In many business settings, strategy is a word that has cachet. It seems to have a little less today, with the word execution gaining quickly, but it still carries some weight.

At its essence, strategy (the “how”) is a way to accomplish an objective (the “what”). In terms of a marketing strategy, if the objective of marketing is to select, serve and satisfy customers in a profitable manner, then a marketing strategy is the way a company accomplishes those objectives, which may include segmentation studies, competitive analysis, and the tactical 4 Ps (Promotion, Place, Product, Price).

A famous figure in the world of strategy was a general named Sun Tzu. He lived in northeastern China about 2500 years ago and was considered an expert in military strategy due to his many victories on the battlefield. Many successful military leaders (like General Patton) and business executives (like Jack Welch, the former GE CEO) have attributed their victories to their application of Sun Tzu's principles (see The Art of War for Executives by D.G. Krause and The Six Principles from Sun Tzu and the Art of Business: Six Principles for Managers by Mark McNeilly).

Sun Tzu wrote about four areas, among others, that we could apply to the testing of marketing strategy: speed, strengths and weaknesses, alliances, and successful market capture.

Speed

Market timing and speed are critical to many industries, such as technology, pharmaceuticals, and some consumer goods. Although many writers have challenged the first-mover advantage approach, it is still valuable to have the capability to execute quickly and deliberately.
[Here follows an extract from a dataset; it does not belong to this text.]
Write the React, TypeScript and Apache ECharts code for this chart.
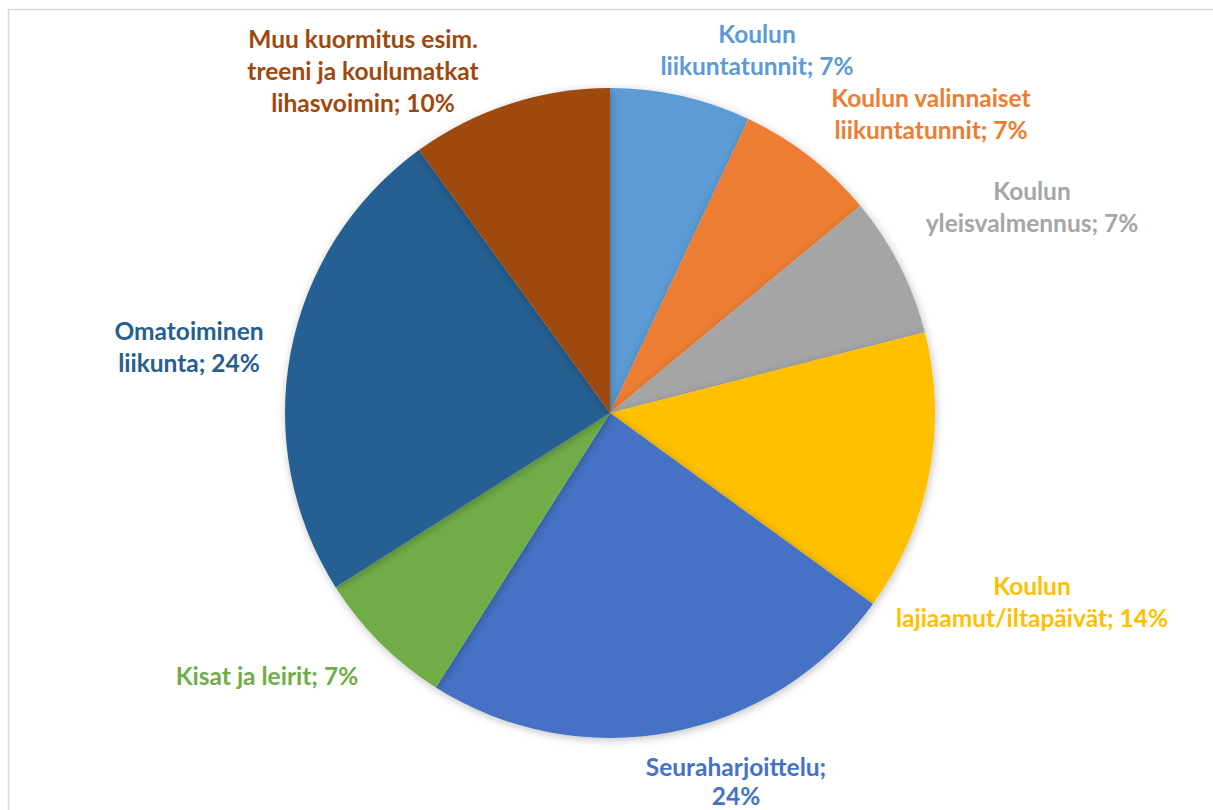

Depending on the current maturity of the market, being able to time a market window and execute a fast launch may be the difference between gaining substantial mind-and-market share or none at all. This scenario has played itself out, writ large, in the chip business—as Intel, AMD and others try to be the first-to-market and the first to capture the “heavy using” innovators and early adopters (see Diffusion of Innovations).

In technology markets, for example, the top three competitors often have market shares of 50%, 15%, and 5%, respectively, depending on being first-to-market, having proprietary technology, and having overwhelming superiority or functionality.